Eventually, after creeping slowly forward in a packed — and in summer, sweltering — line holding five different tour groups at once, e.g. 3pm Group 1, 3pm Group 2, 3pm Group 3, etc., you're handed an iPad and a set of earphones to plug into the audio port. You will now be guided by the voice of minor celebrity and major Elvis fan John Stamos of Full House fame. (There are no audio back/forward controls on the iPad screen, only play and pause. You've got one chance to get synchronized, and if you miss it your tablet quickly gets stuck in either the previous room that you foolishly went through faster than Stamos's narration pace, or in a room you arrowed ahead to accidentally, haven't seen yet, and aren't seeing now as Stamos tells you all about it.)

 Graceland Plaza: Wretched Reality

Look right, and there's the living room. Left, the dining room. As you'll hear expressed by many of your fellow cattle, both are far from "mansion" sized, and the olden-days TV sets in each room (and the little music room further down) are unintentionally comical. Now look straight ahead — see those stairs? Yeah, you can't go up them.

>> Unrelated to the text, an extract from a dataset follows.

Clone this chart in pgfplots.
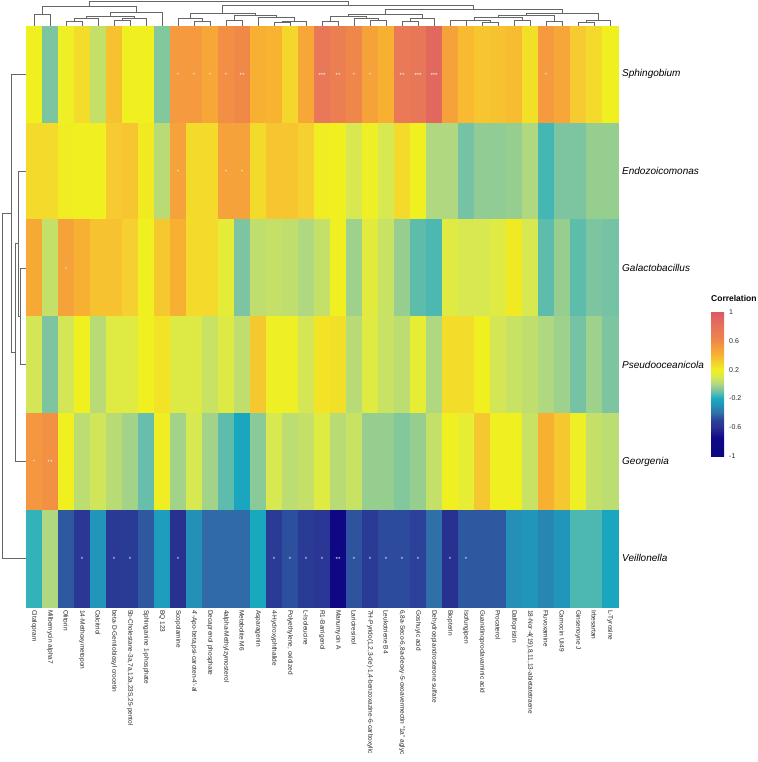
\documentclass[border=0pt]{standalone}
\usepackage{pgfplots}
\pgfplotsset{compat=1.18}
\usepackage{pgfplotstable}
\usepackage{fontspec}
\setmainfont{Liberation Sans}

\pgfplotsset{
  colormap={corr}{rgb255(0cm)=(10,8,128); rgb255(2.5cm)=(16,8,136); rgb255(4cm)=(40,48,144); rgb255(5cm)=(44,66,154); rgb255(6cm)=(48,112,168); rgb255(7cm)=(36,144,184); rgb255(8cm)=(24,172,192); rgb255(9cm)=(112,192,168); rgb255(10cm)=(176,216,128); rgb255(11cm)=(216,232,80); rgb255(12cm)=(240,240,32); rgb255(13cm)=(245,208,48); rgb255(14cm)=(248,180,48); rgb255(15cm)=(246,158,60); rgb255(16cm)=(240,136,72); rgb255(17.5cm)=(232,120,88); rgb255(20cm)=(220,90,100)},
  cell/.style={scatter, only marks, mark=square*, mark size=8pt, mark options={yscale=6.05},
    scatter/use mapped color={draw=mapped color, fill=mapped color}},
}

% correlation values: one line per compound (column), one column per genus (row)
\pgfplotstableread{
idx Sph Endo Gal Pse Geo Vei
1 0.20 0.27 0.45 0.09 0.53 -0.17
2 -0.08 0.27 0.05 -0.08 0.56 0.00
3 0.19 0.21 0.48 0.09 0.20 -0.45
4 0.26 0.20 0.42 0.20 0.03 -0.56
5 0.05 0.20 0.35 0.02 0.08 -0.28
6 0.35 0.32 0.35 0.13 0.02 -0.55
7 0.20 0.34 0.30 0.13 -0.02 -0.54
8 0.20 0.22 0.20 0.20 -0.11 -0.45
9 -0.07 0.02 0.33 0.24 0.21 -0.25
10 0.52 0.48 0.42 0.12 -0.02 -0.60
11 0.52 0.27 0.27 0.12 0.10 -0.30
12 0.46 0.27 0.27 0.06 -0.02 -0.41
13 0.57 0.48 0.15 0.12 -0.12 -0.41
14 0.60 0.48 -0.08 0.04 -0.22 -0.41
15 0.42 0.27 0.04 0.33 -0.06 -0.21
16 0.40 0.34 0.05 0.19 0.10 -0.54
17 0.28 0.34 0.04 0.19 0.03 -0.47
18 0.46 0.30 0.00 0.09 0.05 -0.54
19 0.75 0.21 0.05 0.24 0.13 -0.56
20 0.68 0.20 0.20 0.25 0.02 -0.85
21 0.62 0.10 -0.03 0.02 0.06 -0.46
22 0.48 0.19 0.14 0.13 -0.04 -0.54
23 0.42 0.10 0.06 0.06 -0.04 -0.48
24 0.74 0.27 -0.04 0.03 -0.07 -0.48
25 0.76 0.20 -0.12 0.16 -0.04 -0.50
26 0.88 0.00 -0.14 0.00 0.05 -0.40
27 0.48 0.00 0.13 0.26 0.20 -0.60
28 0.38 -0.09 0.10 0.26 0.16 -0.45
29 0.34 -0.05 0.10 0.20 0.33 -0.45
30 0.35 -0.05 0.13 0.09 0.20 -0.45
31 0.37 -0.04 0.22 0.06 0.20 -0.30
32 0.25 0.00 0.10 0.04 0.06 -0.28
33 0.52 -0.15 -0.12 0.00 0.42 -0.33
34 0.46 -0.08 -0.04 -0.03 0.33 -0.28
35 0.32 -0.08 -0.12 -0.09 0.19 -0.14
36 0.27 -0.04 -0.08 -0.03 0.05 -0.14
37 0.20 -0.04 -0.09 -0.08 0.03 -0.22
}\corr

\pgfplotstableread{
x y s
10 1 *
11 1 *
12 1 *
13 1 *
14 1 **
19 1 ***
20 1 **
21 1 *
22 1 *
24 1 **
25 1 ***
26 1 ***
33 1 *
10 2 *
13 2 *
14 2 *
3 3 *
1 5 *
2 5 **
4 6 *
6 6 *
7 6 *
10 6 *
16 6 *
17 6 *
18 6 *
19 6 *
20 6 **
21 6 *
22 6 *
23 6 *
24 6 *
25 6 *
27 6 *
28 6 *
}\stars

\begin{document}
\begin{tikzpicture}
\path[use as bounding box] (0,0) rectangle (757pt,762pt);

\begin{axis}[
  at={(26pt,155.3pt)}, anchor=south west, scale only axis,
  width=592pt, height=580.7pt,
  xmin=0.5, xmax=37.5, ymin=0.5, ymax=6.5, y dir=reverse,
  axis line style={draw=none}, major tick length=0pt,
  xtick={1,...,37},
  xticklabels={Citalopram, Milbemycin alpha7, Olitorin, 14-Methoxymetopon, Calcitriol, beta-D-Gentiobiosyl crocetin, {5b-Cholestane-3a,7a,12a,23S,25-pentol}, Sphinganine 1-phosphate, BQ 123, Scopolamine, {4'-Apo-beta,psi-caroten-4'-al}, Decaprenol phosphate, 4alpha-Methylzymosterol, Metabolite M6, Asparagenin, 4-Hydroxyphthalide, {Polyethylene, oxidized}, L-Isoleucine, R1-Barrigenol, Manumycin A, Lariciresinol, {7H-Pyrido(1,2,3-de)-1,4-benzoxazine-6-carboxylic}, Leukotriene B4, {6,8a-Seco-6,8a-deoxy-5-oxoavermectin "1a" aglyc}, Goshuyic acid, Dehydroepiandrosterone sulfate, Biopterin, Isofungipen, Guanidinoproclavaminic acid, Procaterol, Dalfopristin, {18-Nor-4(19),8,11,13-abietatetraene}, Fluvoxamine, Carnocin UI49, Ginsenoyne J, Irbesartan, L-Tyrosine},
  xticklabel style={yshift=-3.3pt, rotate=-90, anchor=west, inner sep=0pt, font=\fontsize{6.5}{7}\selectfont, text=black!85},
  ytick={1,...,6},
  yticklabels={Sphingobium, Endozoicomonas, Galactobacillus, Pseudooceanicola, Georgenia, Veillonella},
  yticklabel pos=right,
  yticklabel style={anchor=west, xshift=4pt, inner sep=0pt, font=\fontsize{10}{12}\selectfont\itshape},
  colormap name=corr, point meta min=-1, point meta max=1,
  colorbar, colorbar shift/.style={},
  colorbar style={
    at={(parent axis.north east)}, anchor=north west, xshift=93pt, yshift=-286pt,
    scale only axis, width=13pt, height=144pt,
    ytick={-1,-0.6,-0.2,0.2,0.6,1},
    yticklabels={-1,-0.6,-0.2,0.2,0.6,1},
    yticklabel style={font=\fontsize{7}{8}\selectfont, inner sep=0pt, xshift=5pt, anchor=west, text=black!85},
    major tick length=0pt,
    axis line style={draw=none},
    title={\bfseries Correlation},
    title style={at={(0,1)}, anchor=south west, inner sep=0pt, yshift=4pt, font=\fontsize{8.5}{10}\selectfont},
  },
]
\addplot[cell, point meta=\thisrow{Sph}] table[x=idx, y expr=1]{\corr};
\addplot[cell, point meta=\thisrow{Endo}] table[x=idx, y expr=2]{\corr};
\addplot[cell, point meta=\thisrow{Gal}] table[x=idx, y expr=3]{\corr};
\addplot[cell, point meta=\thisrow{Pse}] table[x=idx, y expr=4]{\corr};
\addplot[cell, point meta=\thisrow{Geo}] table[x=idx, y expr=5]{\corr};
\addplot[cell, point meta=\thisrow{Vei}] table[x=idx, y expr=6]{\corr};
\addplot[only marks, mark=*, mark size=0.01pt, mark options={draw=none, fill=none},
  point meta=explicit symbolic, nodes near coords,
  every node near coord/.append style={anchor=center, font=\fontsize{6}{6}\selectfont, text=white, inner sep=0pt, yshift=-1.2pt}]
  table[x=x, y=y, meta=s]{\stars};
\end{axis}

% left dendrogram (rows)
\begin{axis}[
  at={(2pt,155.3pt)}, anchor=south west, scale only axis,
  width=24pt, height=580.7pt,
  xmin=0, xmax=1, x dir=reverse, ymin=0.5, ymax=6.5, y dir=reverse,
  hide axis, clip=false]
\addplot[line width=0.8pt, color=black!60, unbounded coords=jump] coordinates {
(0,3)(0.219,3)(0.219,4)(0,4) (nan,nan)
(0,2)(0.315,2)(0.315,3.5)(0.219,3.5) (nan,nan)
(0.315,2.75)(0.425,2.75)(0.425,5)(0,5) (nan,nan)
(0,1)(0.589,1)(0.589,3.875)(0.425,3.875) (nan,nan)
(0.589,2.4375)(1,2.4375)(1,6)(0,6)
};
\end{axis}

% top dendrogram (columns)
\begin{axis}[
  at={(26pt,736pt)}, anchor=south west, scale only axis,
  width=592pt, height=24.3pt,
  xmin=0.5, xmax=37.5, ymin=0, ymax=1,
  hide axis, clip=false]
\addplot[line width=0.8pt, color=black!60, unbounded coords=jump] coordinates {
(1,0)(1,0.479)(2,0.479)(2,0) (nan,nan)
(3,0)(3,0.178)(4,0.178)(4,0) (nan,nan)
(3.5,0.178)(3.5,0.315)(5,0.315)(5,0) (nan,nan)
(6,0)(6,0.219)(7,0.219)(7,0) (nan,nan)
(6.5,0.219)(6.5,0.315)(8,0.315)(8,0) (nan,nan)
(4.25,0.315)(4.25,0.411)(7.25,0.411)(7.25,0.315) (nan,nan)
(5.75,0.411)(5.75,0.548)(9,0.548)(9,0) (nan,nan)
(1.5,0.479)(1.5,0.795)(7.375,0.795)(7.375,0.548) (nan,nan)
(11,0)(11,0.178)(12,0.178)(12,0) (nan,nan)
(10,0)(10,0.315)(11.5,0.315)(11.5,0.178) (nan,nan)
(13,0)(13,0.247)(14,0.247)(14,0) (nan,nan)
(16,0)(16,0.137)(17,0.137)(17,0) (nan,nan)
(16.5,0.137)(16.5,0.178)(18,0.178)(18,0) (nan,nan)
(15,0)(15,0.356)(17.25,0.356)(17.25,0.178) (nan,nan)
(13.5,0.247)(13.5,0.425)(16.125,0.425)(16.125,0.356) (nan,nan)
(10.75,0.315)(10.75,0.521)(14.8125,0.521)(14.8125,0.425) (nan,nan)
(19,0)(19,0.178)(20,0.178)(20,0) (nan,nan)
(22,0)(22,0.219)(23,0.219)(23,0) (nan,nan)
(21,0)(21,0.315)(22.5,0.315)(22.5,0.219) (nan,nan)
(19.5,0.178)(19.5,0.384)(21.75,0.384)(21.75,0.315) (nan,nan)
(24,0)(24,0.178)(25,0.178)(25,0) (nan,nan)
(24.5,0.178)(24.5,0.315)(26,0.315)(26,0) (nan,nan)
(20.625,0.384)(20.625,0.493)(25.25,0.493)(25.25,0.315) (nan,nan)
(27,0)(27,0.219)(28,0.219)(28,0) (nan,nan)
(29,0)(29,0.137)(30,0.137)(30,0) (nan,nan)
(27.5,0.219)(27.5,0.247)(29.5,0.247)(29.5,0.137) (nan,nan)
(31,0)(31,0.219)(32,0.219)(32,0) (nan,nan)
(28.5,0.247)(28.5,0.356)(31.5,0.356)(31.5,0.219) (nan,nan)
(33,0)(33,0.178)(34,0.178)(34,0) (nan,nan)
(30,0.356)(30,0.452)(33.5,0.452)(33.5,0.178) (nan,nan)
(35,0)(35,0.137)(36,0.137)(36,0) (nan,nan)
(35.5,0.137)(35.5,0.247)(37,0.247)(37,0) (nan,nan)
(31.75,0.452)(31.75,0.521)(36.25,0.521)(36.25,0.247) (nan,nan)
(22.9375,0.493)(22.9375,0.699)(34,0.699)(34,0.521) (nan,nan)
(12.78125,0.521)(12.78125,0.836)(28.46875,0.836)(28.46875,0.699) (nan,nan)
(4.4375,0.795)(4.4375,1)(20.625,1)(20.625,0.836)
};
\end{axis}
\end{tikzpicture}
\end{document}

According to the Internet, this is because:

     a) the stairs are not structurally strong enough to hold dozens of people at once

     b) tourists would all pile up at the top of the stairs to gawk at The Bathroom Where The King Died, and then the people behind them on the stairs would fall to their deaths in the basement when the stairs collapse from their weight

     c) an elderly pair of Elvis's aunts lived in the upstairs rooms when Graceland first opened, so the tour was designed to keep their quarters off limits and maintains that design now even though the aunts are gone

     d) Lisa Marie and her family still use the upstairs when they come and stay at the house sometimes, like at Thanksgiving some years

     e) Nicholas Cage is the only tourist to have ever set eyes on the upstairs in person* — but he had to marry Lisa Marie to get there

* To see the rooms Nick saw, view the first few minutes of This Is Elvis, a 1981 documentary sanctioned by the family.

According to John Stamos, the upstairs is closed "out of respect for the family and because Elvis never received guests upstairs; he always came downstairs to welcome his visitors." So now you get to feel like members of the King's entourage did, back in the day, if they had 20 other cows and steers ahead of them, another couple dozen mooing up behind, and an in-person tour guide encouraging the herd to move along in a smooth and orderly fashion.